>> BEGIN RECORDS

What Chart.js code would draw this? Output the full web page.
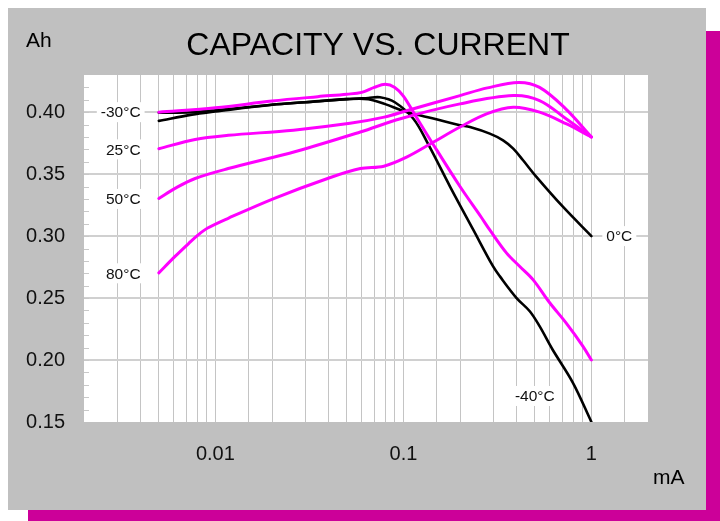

>> END RECORDS
>> BEGIN RECORDS

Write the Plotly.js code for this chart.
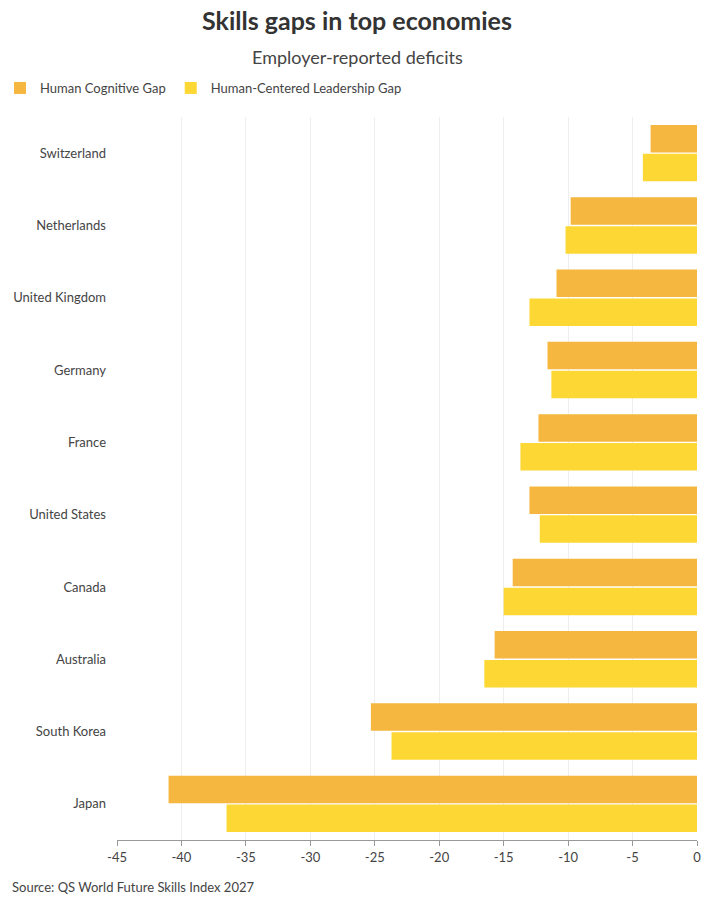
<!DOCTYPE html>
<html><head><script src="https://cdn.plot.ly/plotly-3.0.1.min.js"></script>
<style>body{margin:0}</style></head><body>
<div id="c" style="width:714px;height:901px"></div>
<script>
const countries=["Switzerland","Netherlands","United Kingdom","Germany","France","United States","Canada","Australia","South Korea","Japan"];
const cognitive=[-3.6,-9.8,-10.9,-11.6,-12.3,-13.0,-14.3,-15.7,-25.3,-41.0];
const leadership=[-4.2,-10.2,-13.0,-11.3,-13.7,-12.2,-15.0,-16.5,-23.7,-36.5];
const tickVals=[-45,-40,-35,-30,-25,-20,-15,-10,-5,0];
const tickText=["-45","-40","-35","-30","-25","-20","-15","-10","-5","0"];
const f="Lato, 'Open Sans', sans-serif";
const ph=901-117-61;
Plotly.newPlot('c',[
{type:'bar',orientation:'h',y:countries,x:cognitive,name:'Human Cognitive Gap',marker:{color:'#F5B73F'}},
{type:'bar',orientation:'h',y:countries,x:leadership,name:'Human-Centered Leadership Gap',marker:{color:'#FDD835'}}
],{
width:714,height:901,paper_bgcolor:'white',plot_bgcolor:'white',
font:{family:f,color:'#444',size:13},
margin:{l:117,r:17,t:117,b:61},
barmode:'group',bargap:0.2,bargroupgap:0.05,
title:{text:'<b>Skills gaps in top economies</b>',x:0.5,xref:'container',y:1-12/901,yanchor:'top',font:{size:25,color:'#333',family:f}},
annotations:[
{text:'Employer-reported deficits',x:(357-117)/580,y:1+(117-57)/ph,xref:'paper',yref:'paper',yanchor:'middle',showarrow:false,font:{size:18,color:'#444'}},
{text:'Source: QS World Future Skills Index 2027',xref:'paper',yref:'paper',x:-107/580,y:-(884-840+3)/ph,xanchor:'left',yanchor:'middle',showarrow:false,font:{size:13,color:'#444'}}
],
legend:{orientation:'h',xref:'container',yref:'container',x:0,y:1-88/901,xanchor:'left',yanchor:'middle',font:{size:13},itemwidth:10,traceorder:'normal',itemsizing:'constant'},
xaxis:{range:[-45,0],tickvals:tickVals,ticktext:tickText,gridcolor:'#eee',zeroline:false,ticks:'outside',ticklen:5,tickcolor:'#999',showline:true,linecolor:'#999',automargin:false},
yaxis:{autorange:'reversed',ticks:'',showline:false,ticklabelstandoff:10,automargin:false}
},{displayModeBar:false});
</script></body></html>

>> END RECORDS

WHAT TO DO:
Write out every line of the listing that holds the word "code".

FINAL ANSWER:
What Chart.js code would draw this? Output the full web page.
Write the Plotly.js code for this chart.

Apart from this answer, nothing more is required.